Jerry Sularz

Personal information
- Full name: Bronisław K. Sularz
- Date of birth: January 27, 1942
- Place of birth: Wałbrzych, Poland
- Date of death: August 29, 2007 (aged 65)
- Place of death: West Milford, New Jersey, United States
- Height: 6 ft 0 in (1.83 m)
- Position(s): Goalkeeper

College career
- Years: Team / Apps / (Gls)
- 1964–67: Vanderbilt Commodores

Senior career*
- Years: Team / Apps / (Gls)
- 1967–1973: Gornik Wałbrzych /  / (0)
- 1973–1975: New York Cosmos / 32 / (0)
- 1976: Boston Minutemen / 7 / (0)
- 1976: Connecticut Yankees
- 1977–1978: New Jersey Americans / 35 / (0)

= Jerry Sularz =

Polish footballer (1942–2007)

Bronisław "Jerry" Sularz (January 27, 1942, in Wałbrzych, Poland – August 29, 2007, in West Milford, New Jersey) was a Polish football (soccer) goalkeeper who spent four seasons in the North American Soccer League, at least two in the American Soccer League and six in Poland.
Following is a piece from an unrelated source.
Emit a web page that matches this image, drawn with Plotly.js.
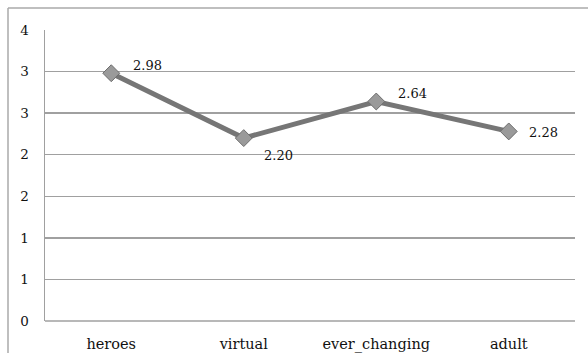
<!DOCTYPE html>
<html>
<head>
<meta charset="utf-8">
<script src="https://cdn.plot.ly/plotly-3.0.1.min.js"></script>
<style>
  html, body { margin: 0; padding: 0; background: #fff; }
  #chart { width: 588px; height: 353px; }
</style>
</head>
<body>
<div id="chart"></div>
<script>
// Mean scores per category
const categories = ["heroes", "virtual", "ever_changing", "adult"];
const scores = [2.98, 2.20, 2.64, 2.28];

// Y ticks every 0.5, shown with zero decimals
const yTickValues = [0, 0.5, 1, 1.5, 2, 2.5, 3, 3.5];
const yTickLabels = ["0", "1", "1", "2", "2", "3", "3", "4"];

// value label offsets (px) from each marker
const labelShiftX = [36, 35, 36, 35];
const labelShiftY = [8, -17, 8, -1];

const W = 588, H = 353;
const margin = { l: 45, r: 13, t: 30, b: 32 };
const pw = W - margin.l - margin.r, ph = H - margin.t - margin.b;
// outer frame edge in paper coordinates
const fx = (8 - margin.l) / pw;
const fy = 1 + (margin.t - 8) / ph;

const serif = "'DejaVu Serif', 'Liberation Serif', serif";

const trace = {
  type: "scatter",
  mode: "lines+markers",
  x: categories,
  y: scores,
  line: { color: "#767676", width: 5 },
  marker: {
    symbol: "diamond",
    size: 13,
    color: "#9a9a9a",
    line: { color: "#6e6e6e", width: 1 }
  },
  cliponaxis: false,
  hoverinfo: "skip"
};

const annotations = categories.map((c, i) => ({
  x: c,
  y: scores[i],
  xref: "x",
  yref: "y",
  text: scores[i].toFixed(2),
  showarrow: false,
  xshift: labelShiftX[i],
  yshift: labelShiftY[i],
  font: { family: serif, size: 13, color: "#111" }
}));

const layout = {
  width: W,
  height: H,
  margin: margin,
  paper_bgcolor: "#fff",
  plot_bgcolor: "#fff",
  showlegend: false,
  font: { family: serif, size: 13, color: "#111" },
  xaxis: {
    type: "category",
    range: [-0.5, 3.5],
    showgrid: false,
    zeroline: false,
    showline: false,
    ticks: "",
    ticklabelstandoff: 12,
    tickfont: { family: serif, size: 14.5 },
    fixedrange: true
  },
  yaxis: {
    range: [0, 3.5],
    tickvals: yTickValues,
    ticktext: yTickLabels,
    showgrid: true,
    gridcolor: "#a0a0a0",
    gridwidth: 1.5,
    zeroline: false,
    showline: true,
    linecolor: "#a0a0a0",
    linewidth: 1.5,
    ticks: "",
    ticklabelstandoff: 12,
    tickfont: { family: serif, size: 13.5 },
    fixedrange: true
  },
  annotations: annotations,
  shapes: [
    { type: "line", xref: "paper", yref: "paper", x0: 0, x1: 1, y0: 0, y1: 0,
      line: { color: "#a0a0a0", width: 1.5 } },
    { type: "line", xref: "paper", yref: "paper", x0: fx, x1: fx, y0: -0.2, y1: fy,
      line: { color: "#aaaaaa", width: 1.5 } },
    { type: "line", xref: "paper", yref: "paper", x0: fx, x1: 1.1, y0: fy, y1: fy,
      line: { color: "#aaaaaa", width: 1.5 } }
  ]
};

Plotly.newPlot("chart", [trace], layout, { staticPlot: true, displayModeBar: false });
</script>
</body>
</html>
Sularz began his career in Poland, playing with for Górnik Wałbrzych. In 1973, he moved to New York Cosmos of the North American Soccer League. He remained with the team through the 1975 season before spending 1976 with the Boston Minutemen. In 1977, he moved to the New Jersey Americans of the American Soccer League. He later played for Garfield Vistula and the Hoboken Travelers, an over-40 team.